Among the sharp differences between Christianity and Islam, as noted by Mohler: Christianity’s insistence on the full deity of Christ versus Islam’s denial that God could ever have a son.

“The issue … is the doctrine of the Trinity, in particular the doctrine of Christ,” Mohler said. “We must face the fundamental question of how one knows the one true and living God. The Scripture is abundantly clear that God is known through Jesus Christ the Son.”

Islam, in contrast, insists that “Allah is one, and he has no son,” Mohler said. “The only ground of our Christian identity is … the confession that Jesus Christ is Lord.” Efforts at waging the great battles of the age, he said, are “fundamentally limited to those who believe and confess that Jesus Christ is Lord.”

Because God reveals moral standards through human conscience, Christians and Muslims will agree on some cultural issues, Mohler noted. But the two religions will never unite fully because Muslims reject God’s authoritative revelation, the Bible.

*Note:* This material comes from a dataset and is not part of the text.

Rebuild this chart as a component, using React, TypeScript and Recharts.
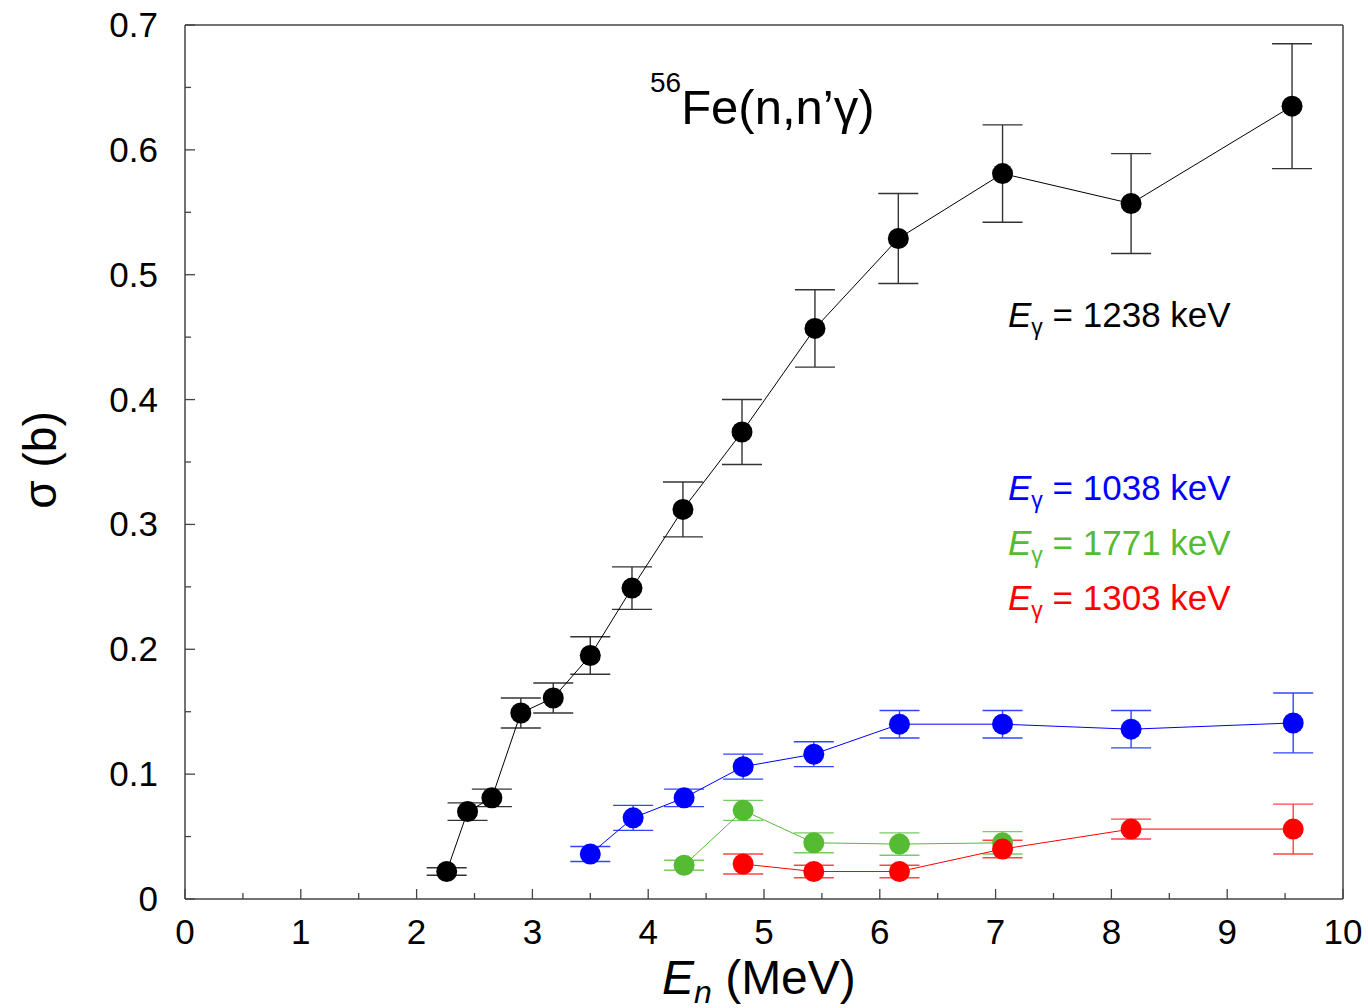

“When we come to revelation, it’s not just any book,” he said. “It is the holy Scriptures. It is explicitly not the Koran, which is explicitly a different worldview.” Common ground “from time to time on limited issues we understand by common grace,” he said. “A common platform to address the culture war? I think not. The seductive nature of that idea makes it all the more dangerous.”

Moore said Muslims also misunderstand the fatherhood of God.

“God the Father does not simply mean that God is caring,” Moore said. “God the Father, in Scripture, is a specific truth claim that God is the Father of Jesus Christ. We cannot start with some generic concept of God and then move to a fuller revelation in Jesus Christ. God reveals Himself as Father, Son, Holy Spirit and as the God and Father of Jesus Christ.”

Although some thinkers minimize the distinctions between Islam and Christianity, Scripture teaches that only followers of Christ will inherit eternal life, Moore said.

“The issues here are about more than foreign policy, although foreign policy is at stake,” he said. “The issue is about more than the culture wars although the culture wars are at stake. The issue is billions and billions of people for whom Christ died, who right now are chanting, ‘There is no God but Allah, and Muhammad is his prophet.'”

Moore concluded, “I fear for us in evangelical Christianity that there are so many of us who want peace with Islam, and by peace what we mean is that they would stop killing us so that we can continue to consume our stuff. That is not what peace is as defined by the New Testament. Peace is John 3:16. … For millions and millions of Muslims, peace — being defined as being ignored by the Gospel — is hell. If we love Muslims as we love ourselves, we will take the Gospel to the ends of the earth.”